Our son Alain is no stranger to the word “atypical.” At an early age he was diagnosed with Sensory Processing Disorder and later ADHD/ADD Combined type. I will spare you our scientific lecture on what these disorders are but will say it means his behaviors are often different than what is expected of a “typical” eleven-year-old boy. Because of this, people treat him differently and negative experiences with teachers, coaches, and peers are often the norm for him, including chronic bullying by classmates this past year. For him, a typical experience in sports and the classroom has become one of broken trust, anxiety, and frustration which has eroded his confidence and self-esteem. He has been needing an atypical experience and we finally found it in Flagstaff Revolution.
This program is the first one where Alain walked out onto the field and was immediately accepted by coaches, parents, and players and then treated like everyone else. And not just on day one – but at each practice and scrimmage and game. His successes were celebrated and his mistakes were corrected and learned from, just like everyone else. Many of the boys on the team have been playing together for years and it would be natural for them to not immediately accept an outsider. However, when we’ve asked Alain if anyone has picked on him or been mean his response has been “No way, the coaches would never allow it”. That right there is a true testament to how this organization is run. Flagstaff Revolution isn’t just developing great soccer players, they are developing great humans.
Don’t get me wrong, they are developing great soccer players, too! With the possession-based curriculum, additional keeper clinics, and the wealth of knowledge the coaches possess we have watched Alain, and the entire team, develop and grow on a weekly basis. When Alain took an interest in playing keeper, Coach Kirk fostered this interest by sending us videos of Tim Howard (who has Tourette’s Syndrome, by the way) setting the record for the most saves in a Men’s World Cup game. Alain LOVED it and went on to have his own amazing moments when he had the opportunity to play keeper in a tournament. He made save after save, including one diving PK, and earned Man of the Match from his coaches two games in a row and later, Man of the Tournament. He was so proud and rode that high for weeks.

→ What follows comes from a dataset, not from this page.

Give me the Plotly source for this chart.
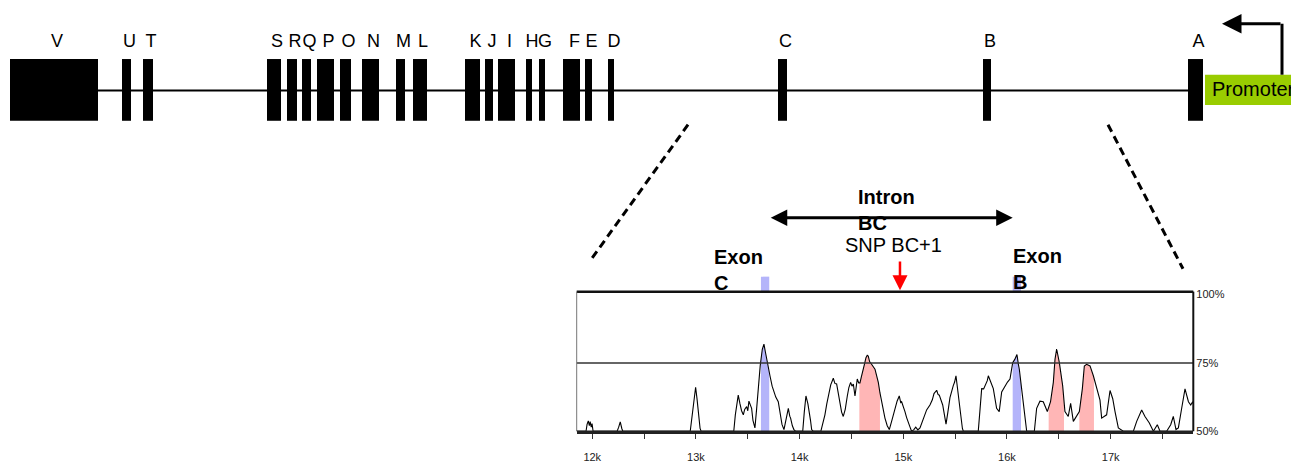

That tournament will be something he remembers forever. But for Matt and I? We will remember how he has learned what it ACTUALLY means to be part of a team and have respect, and in turn respect your teammates and coaches. We will remember how he looks forward to going to soccer practice and is bummed out when it’s canceled (even though cancelation might mean more time for video games). We will remember how he’s learning to put in the hard work to get better and constantly improve. But most of all, we will remember how his confidence, self-esteem, and self-worth have grown and how atypical this experience has been. The beauty of the word atypical is that it can also mean exceptional, extraordinary, or unique, and those are also accurate words to describe Flagstaff Revolution.